Un complément bas-de-casse fut apporté aux capitales qui poursuivit ce but unique de créer une typographie universelle, propre à remplir toutes les fonctions. Le choix de l'adoption de ce caractère semblait alors dicté par des désirs de mondialisation culturelle.

Incises

Famille de caractères typique des années 1950-1960, elle tient son nom d'une technique, utilisée en gravure lapidaire et en gravure en creux, qui favorise la forme parfaitement rectangulaire de la terminaison des fûts ou plus généralement des lettres linéales par l'accentuation des angles, légèrement aigus, sorte d'amorces d'empattements.

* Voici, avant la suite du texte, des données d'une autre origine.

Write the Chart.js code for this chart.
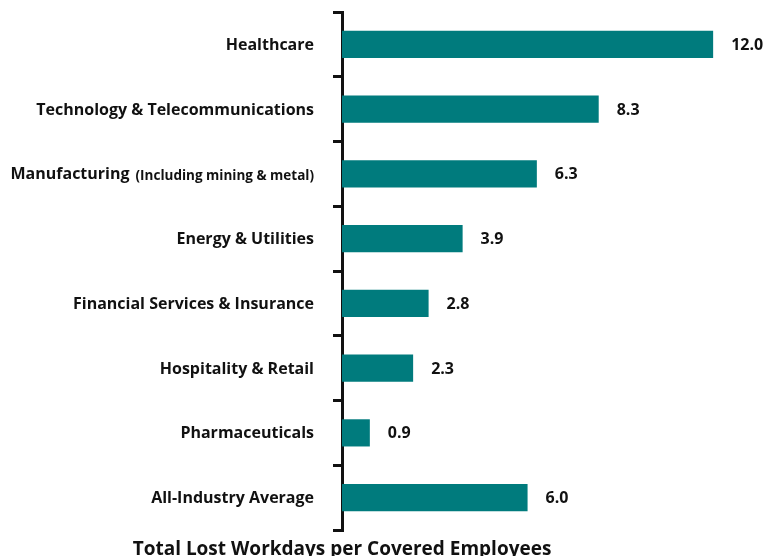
<!DOCTYPE html>
<html>
<head>
<meta charset="utf-8">
<script src="https://cdn.jsdelivr.net/npm/chart.js@4/dist/chart.umd.min.js"></script>
<style>
  html, body { margin: 0; padding: 0; background: #ffffff; }
  #wrap { width: 775px; height: 556px; position: relative; }
</style>
</head>
<body>
<div id="wrap"><canvas id="chart"></canvas></div>
<script>
// Industries, top to bottom
const industries = [
  'Healthcare',
  'Technology & Telecommunications',
  'Manufacturing',
  'Energy & Utilities',
  'Financial Services & Insurance',
  'Hospitality & Retail',
  'Pharmaceuticals',
  'All-Industry Average'
];
// Smaller qualifier printed after an industry name
const industryNotes = ['', '', '(Including mining & metal)', '', '', '', '', ''];
// Total lost workdays per covered employee
const lostWorkdays = [12.0, 8.3, 6.3, 3.9, 2.8, 2.3, 0.9, 6.0];
const axisTitle = 'Total Lost Workdays per Covered Employees';

const FONT = '"Open Sans", "Liberation Sans", sans-serif';
const TEAL = '#007b7d';
const INK = '#111111';

// Draws category names, value labels and the axis title
const labelPlugin = {
  id: 'industryLabels',
  afterDraw(chart) {
    const ctx = chart.ctx;
    const y = chart.scales.y;
    const meta = chart.getDatasetMeta(0);
    ctx.save();
    ctx.fillStyle = INK;
    ctx.textBaseline = 'middle';

    industries.forEach((name, i) => {
      const py = y.getPixelForValue(i) + 1;
      const right = y.right - 28;
      ctx.textAlign = 'right';
      let endX = right;
      if (industryNotes[i]) {
        ctx.font = '700 13.5px ' + FONT;
        ctx.fillText(industryNotes[i], endX, py + 1);
        endX -= ctx.measureText(industryNotes[i]).width + 6;
      }
      ctx.font = '700 16px ' + FONT;
      ctx.fillText(name, endX, py);

      // value label beside the bar end
      const bar = meta.data[i];
      ctx.textAlign = 'left';
      ctx.font = '700 16px ' + FONT;
      ctx.fillText(lostWorkdays[i].toFixed(1), bar.x + 18, py);
    });

    ctx.textAlign = 'center';
    ctx.textBaseline = 'alphabetic';
    ctx.font = '700 19px ' + FONT;
    ctx.fillText(axisTitle, y.right, chart.height - 1);
    ctx.restore();
  }
};

new Chart(document.getElementById('chart'), {
  type: 'bar',
  data: {
    labels: industries,
    datasets: [{
      data: lostWorkdays,
      backgroundColor: TEAL,
      borderWidth: 0,
      barPercentage: 0.42,
      categoryPercentage: 1.0
    }]
  },
  options: {
    indexAxis: 'y',
    responsive: true,
    maintainAspectRatio: false,
    animation: false,
    layout: { padding: { top: 12, bottom: 26, left: 0, right: 0 } },
    plugins: {
      legend: { display: false },
      tooltip: { enabled: false },
      title: { display: false }
    },
    scales: {
      x: {
        display: false,
        min: 0,
        max: 14
      },
      y: {
        afterFit(scale) { scale.width = 342; },
        ticks: { display: false },
        grid: {
          display: true,
          offset: true,
          drawOnChartArea: false,
          drawTicks: true,
          tickLength: 9,
          color: INK,
          lineWidth: 3
        },
        border: { display: true, color: INK, width: 3 }
      }
    }
  },
  plugins: [labelPlugin]
});
</script>
</body>
</html>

Les incises sont un intermédiaire entre garaldes et linéales. Lettres élégantes et un peu froides, le jeu de la lumière sur ces caractères, surtout en photographie, n'altère pas leur définition.

Scriptes

Cette catégorie de caractères regroupe tous ceux dans lesquels le mouvement naturel de la main pour le tracé est présent , c'est - à - dire les caractères imitant l'écriture courante.

Cela concerne toutes les lettres présentant un ductus visible et naturel de la part du scripteur, telle l'anglaise, la ronde, la coulée, etc., mais aussi des créations où la cursivité du tracé est évidente, comme le Mistral par exemple.

Ces caractères ont été et sont encore très employés par les imprimeurs qui composent avec ceux - ci des travaux de ville tels les faire - part, invitations, en - tête, etc.

Fraktur

Les Fracturs ou Fractura, ainsi désignées par les brisures que présentent leurs graphismes, sont les caractères dont les formes se rapprochent des caractères gothiques, c'est-à-dire des caractères dont le rythme d'écriture est haché, les rondeurs brisées, les contre-formes généralement étroites.

C'est un caractère lourd et serré dont le résultat imprimé présente un aspect de page de forte densité noire.

Cette famille de caractères regroupe tous les caractères de même tendance dès le XIe siècle jusqu'à la Renaissance, mais il convient d'y inclure toute lettre présentant ces caractéristiques quelque soit l'époque de sa réalisation.